The House Intelligence Committee has called Comey and National Security Agency Director Michael Rogers to testify about the administration’s investigation into Russia’s attempts to influence the US election, which includes an examination of Trump’s unsubstantiated claim that President Barack Obama wiretapped his phones at Trump Tower in New York as well as any relationships between Russian officials and Trump’s associates.
Cotton, a member of the Senate Intelligence Committee, said he had not seen any evidence to back Trump’s wiretap claim, but he deflected a question from Tapper on whether the President should apologize to his predecessor if Comey says evidence for the President’s accusation is lacking.
“We’ll see what Director Comey testifies about,” Cotton said.
House Intelligence Committee Chairman Devin Nunes said on “Fox News Sunday” that, based on his briefing with the Department of Justice, “there never” were physical wiretaps of Trump Tower, adding that a classified report from the department on Friday bolstered his belief that Trump was “literally” wrong.
The California Republican also said there was “no evidence of collusion” between Russia and the Trump campaign.
In his CNN interview, Cotton cited former Director of National Intelligence James Clapper and former acting CIA Director Michael Morell, who have both publicly stated they also have seen no evidence of any collusion.
The armed forces
Cotton, a veteran and member of the Senate Armed Services Committee, also touched on major military issues in the news.
Regarding the influx of Marines and other service members into Syria, Cotton did not advocate for a specific policy, but said, “I don’t think we ought to set arbitrary troop caps.”
The Arkansas Republican also called for the defeat of ISIS, but said the US needs to counter Iran, whose activities he blamed, in part, for the rise of ISIS.
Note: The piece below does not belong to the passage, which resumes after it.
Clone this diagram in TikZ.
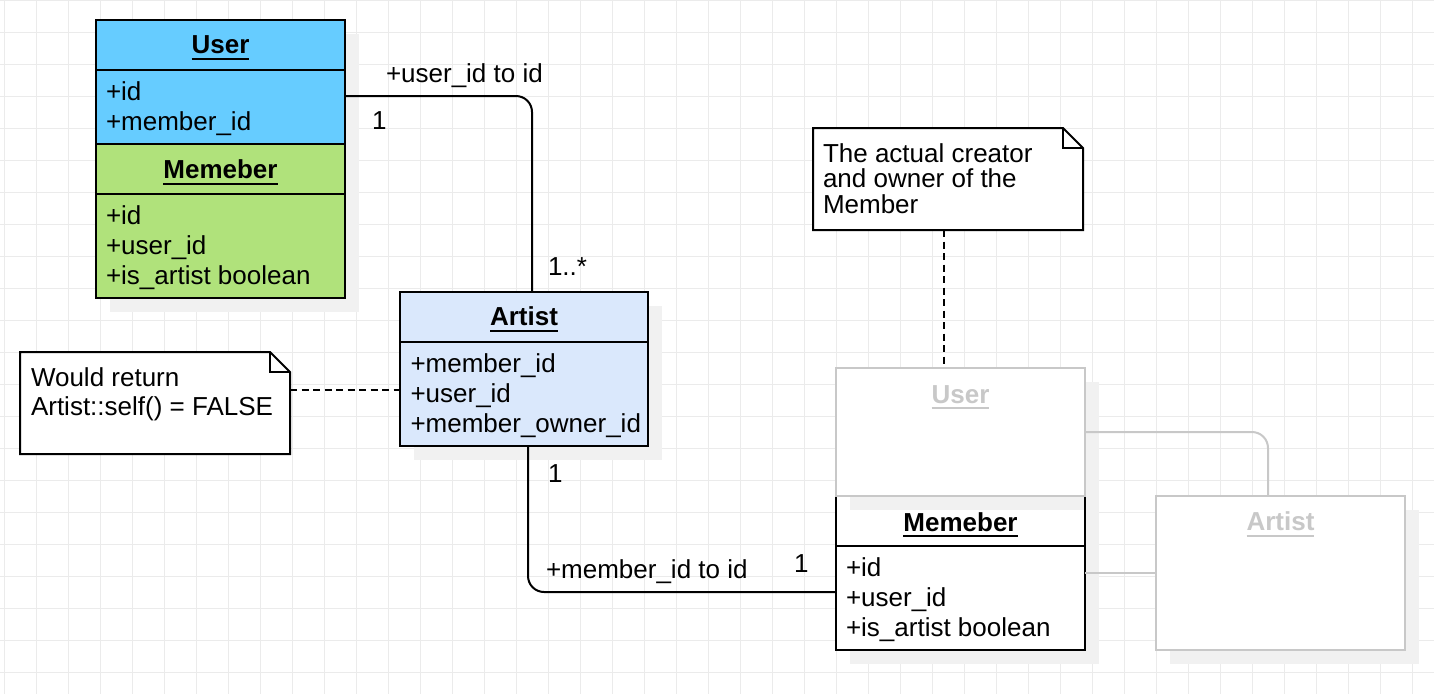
\documentclass[tikz,border=0pt]{standalone}
\usepackage{fontspec}
\setmainfont{Liberation Sans}
\usetikzlibrary{calc}
\definecolor{gridc}{RGB}{235,235,235}
\definecolor{shadowc}{RGB}{241,241,241}
\definecolor{userblue}{RGB}{102,204,255}
\definecolor{memgreen}{RGB}{176,226,123}
\definecolor{artblue}{RGB}{218,232,252}
\definecolor{ghost}{RGB}{200,200,200}
\newcommand\ulword[1]{{\setbox0\hbox{#1}\rlap{\rule[-6pt]{\wd0}{2pt}}\box0}}
\begin{document}
\begin{tikzpicture}[x=1pt,y=1pt,
  every node/.style={font=\fontsize{26pt}{30pt}\selectfont, inner sep=0pt, outer sep=0pt},
  box/.style={draw=black, line width=2pt, anchor=north west, inner sep=0pt, outer sep=0pt},
  ghostbox/.style={box, draw=ghost, fill=white},
  notebox/.style={draw=none, anchor=north west, inner sep=0pt, outer sep=0pt},
  noteline/.style={draw=black, line width=2pt, fill=white},
  txt/.style={anchor=base west, text=black},
  hdr/.style={anchor=base, font=\fontsize{26pt}{30pt}\selectfont\bfseries, text=black},
  ghosthdr/.style={hdr, text=ghost},
  divider/.style={draw=black, line width=2pt},
  conn/.style={draw=black, line width=2pt, rounded corners=16pt},
  dashc/.style={draw=black, line width=2pt, dash pattern=on 7pt off 4.5pt},
  ghostconn/.style={draw=ghost, line width=2pt, rounded corners=16pt},
  shadowbox/.style={fill=shadowc, draw=none},
  gridline/.style={draw=gridc, line width=1pt}]

% background and grid
\useasboundingbox (0,0) rectangle (1434,-694);
\fill[white] (0,0) rectangle (1434,-694);
\foreach \i in {0,...,44} \draw[gridline] (4.5+32*\i,0) -- (4.5+32*\i,-694);
\foreach \j in {0,...,21} \draw[gridline] (0,-32*\j) -- (1434,-32*\j);

% shadows
\fill[shadowbox] (110,-34) rectangle (359,-312);
\fill[shadowbox] (414,-306) rectangle (662,-460);
\fill[shadowbox] (850,-382) rectangle (1099,-510);
\fill[shadowbox] (850,-510) rectangle (1099,-664);
\fill[shadowbox] (1170,-510) rectangle (1419,-664);

% User / Memeber stack
\node[box, fill=userblue, minimum width=249pt, minimum height=124pt] (user) at (96,-20) {};
\draw[divider] ([yshift=-50pt]user.north west) -- ([yshift=-50pt]user.north east);
\node[box, fill=memgreen, minimum width=249pt, minimum height=154pt] (mem1) at (96,-144) {};
\draw[divider] ([yshift=-50pt]mem1.north west) -- ([yshift=-50pt]mem1.north east);

% Artist
\node[box, fill=artblue, minimum width=248pt, minimum height=154pt] (artist) at (400,-292) {};
\draw[divider] ([yshift=-50pt]artist.north west) -- ([yshift=-50pt]artist.north east);

% Notes
\node[notebox, minimum width=270pt, minimum height=102pt] (note1) at (20,-352) {};
\draw[noteline] (note1.north west) -- ([xshift=-20pt]note1.north east) -- ([yshift=-20pt]note1.north east) -- (note1.south east) -- (note1.south west) -- cycle;
\draw[noteline, fill=none] ([xshift=-20pt]note1.north east) |- ([yshift=-20pt]note1.north east);

\node[notebox, minimum width=270pt, minimum height=102pt] (note2) at (813,-128) {};
\draw[noteline] (note2.north west) -- ([xshift=-20pt]note2.north east) -- ([yshift=-20pt]note2.north east) -- (note2.south east) -- (note2.south west) -- cycle;
\draw[noteline, fill=none] ([xshift=-20pt]note2.north east) |- ([yshift=-20pt]note2.north east);

% right Memeber
\node[box, fill=white, minimum width=249pt, minimum height=154pt] (mem2) at (836,-496) {};
\draw[divider] ([yshift=-50pt]mem2.north west) -- ([yshift=-50pt]mem2.north east);
\fill[shadowc] (850,-497) rectangle (1084,-510);

% ghost boxes
\node[ghostbox, minimum width=249pt, minimum height=128pt] (guser) at (836,-368) {};
\node[ghostbox, minimum width=249pt, minimum height=154pt] (gartist) at (1156,-496) {};

% connectors
\draw[conn] ([yshift=-14pt]user.east) -| ([xshift=8pt]artist.north);
\draw[conn] ([xshift=4pt]artist.south) |- ([yshift=-19pt]mem2.west);
\draw[dashc] ([yshift=13pt]note1.east) -- ([yshift=-21pt]artist.west);
\draw[dashc] ([xshift=-4pt]note2.south) -- ([xshift=-16.5pt]guser.north);
\draw[ghostconn] (guser.east) -| ([xshift=-12.5pt]gartist.north);
\draw[ghostconn] (mem2.east) -- (gartist.west);

% texts: User / Memeber stack
\node[hdr] (userh) at (220.5,-53.5) {\ulword{User}};
\node[txt] (ua1) at (106,-100.5) {+id};
\node[txt] (ua2) at (106,-130.5) {+member\_id};
\node[hdr] (mem1h) at (220.5,-178.5) {\ulword{Memeber}};
\node[txt] (ma1) at (106,-224) {+id};
\node[txt] (ma2) at (106,-254) {+user\_id};
\node[txt] (ma3) at (106,-284) {+is\_artist boolean};

% Artist
\node[hdr] (arth) at (524,-325.5) {\ulword{Artist}};
\node[txt] (aa1) at (410.5,-372.2) {+member\_id};
\node[txt] (aa2) at (410.5,-402.2) {+user\_id};
\node[txt] (aa3) at (410.5,-432.2) {+member\_owner\_id};

% notes text
\node[txt] (n1a) at (31,-386.2) {Would return};
\node[txt] (n1b) at (31,-415.5) {Artist::self() = FALSE};
\node[txt] (n2a) at (823,-162.2) {The actual creator};
\node[txt] (n2b) at (823,-187.5) {and owner of the};
\node[txt] (n2c) at (823,-213.5) {Member};

% right side
\node[ghosthdr] (guserh) at (960.5,-403.2) {\ulword{User}};
\node[hdr] (mem2h) at (960.5,-531.2) {\ulword{Memeber}};
\node[txt] (m2a1) at (846,-576) {+id};
\node[txt] (m2a2) at (846,-606) {+user\_id};
\node[txt] (m2a3) at (846,-636) {+is\_artist boolean};
\node[ghosthdr] (gartisth) at (1280.5,-530.5) {\ulword{Artist}};

% connector labels
\node[txt] (l1) at (386,-82.2) {+user\_id to id};
\node[txt] (l2) at (372,-129.8) {1};
\node[txt] (l3) at (548,-275.5) {1..*};
\node[txt] (l4) at (548,-482.2) {1};
\node[txt] (l5) at (546,-578.8) {+member\_id to id};
\node[txt] (l6) at (794,-572.8) {1};
\end{tikzpicture}
\end{document}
“If we don’t roll back Iran’s gains throughout the region, we’re not going to have stability, and we’re not going to defend US interests to the degree that we should,” Cotton said.
The senator also called the nude photo scandal in the Marine Corps, in which photographs of service members were shared online, “extremely disappointing” and assured the public that those responsible would be identified and punished.
“I’m confident they’re going to hold every Marine accountable,” Cotton said.